Lionel Tate, the 12-year-old killer who transformed the national debate over juvenile sentencing laws, won a new trial yesterday.
"That's fantastic," Tate screamed, according to his lawyer, who called him yesterday morning to break the news.
Defense attorney Richard Rosenbaum said he also could hear officers and fellow inmates cheering when they heard the news at the Okeechobee maximum-security youth facility.
"I don't think anyone believes that a child should go away for life," Rosenbaum said.
But that's what happened after Tate killed his 6-year-old playmate, battering her as his mother slept upstairs. A grand jury charged Tate as an adult with first-degree murder. Tate then relied on advice from his mother and trial attorney Jim Lewis in rejecting a three-year plea deal. He instead claimed he had been mimicking the moves of professional wrestlers. When a jury convicted him, the judge said had no choice but to send Tate to jail for life.
The 4th District Court of Appeal in West Palm Beach said the facts showed Tate, who turns 17 next month, deserved a more thorough evaluation of his competency to understand the process.
Rosenbaum, on appeal, argued that Tate had to be incompetent to reject the state's original plea offer - three years in a juvenile facility - when the alternative was life in prison if convicted. During post-trial hearings, he was playing with pens and pencils, drawing pictures, apparently oblivious to the importance of what was going on.
Tate was 12 and weighed 170 pounds when he fatally beat his 6-year-old, 48-pound playmate, Tiffany Eunick, in his home in 1999. The appeals court acknowledged the brutality of the act - the 35 injuries including a broken skull, bleeding in the brain and injuries to most of her organs.
Tate prosecutor Ken Padowitz, who since has gone into private practice has long defended a grand jury's decision to charge Tate as an adult with first-degree murder, although Padowitz said after trial that the mandatory life sentence was too harsh a punishment.

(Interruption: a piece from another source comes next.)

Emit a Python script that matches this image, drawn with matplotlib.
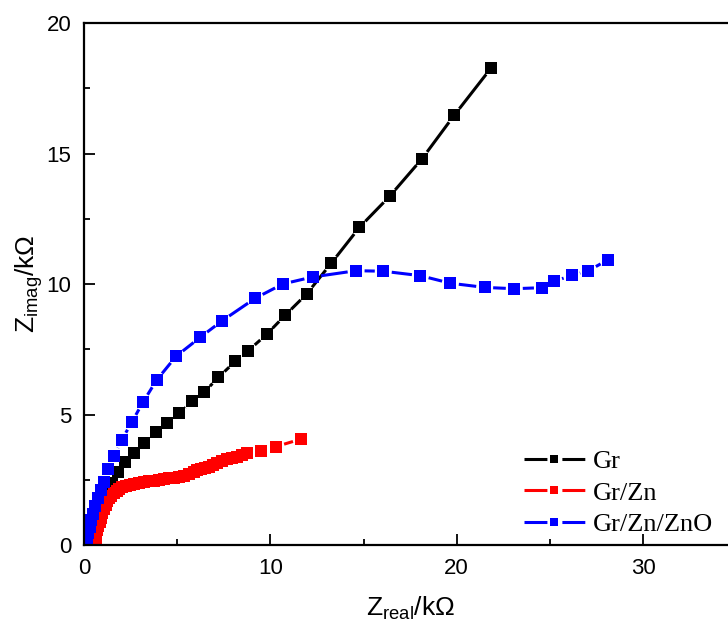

Tate could be out of jail soon after Christmas. Florida Attorney General Charlie Crist must decide whether to appeal to the state Supreme Court, ask the appeals court for a rehearing or hand it back to the Broward State Attorney's Office for another prosecution.
If prosecutors decide not to appeal, Tate's lawyer will ask a judge to let the 16-year-old out on bail while he awaits his second trial. The case likely could end in a plea bargain.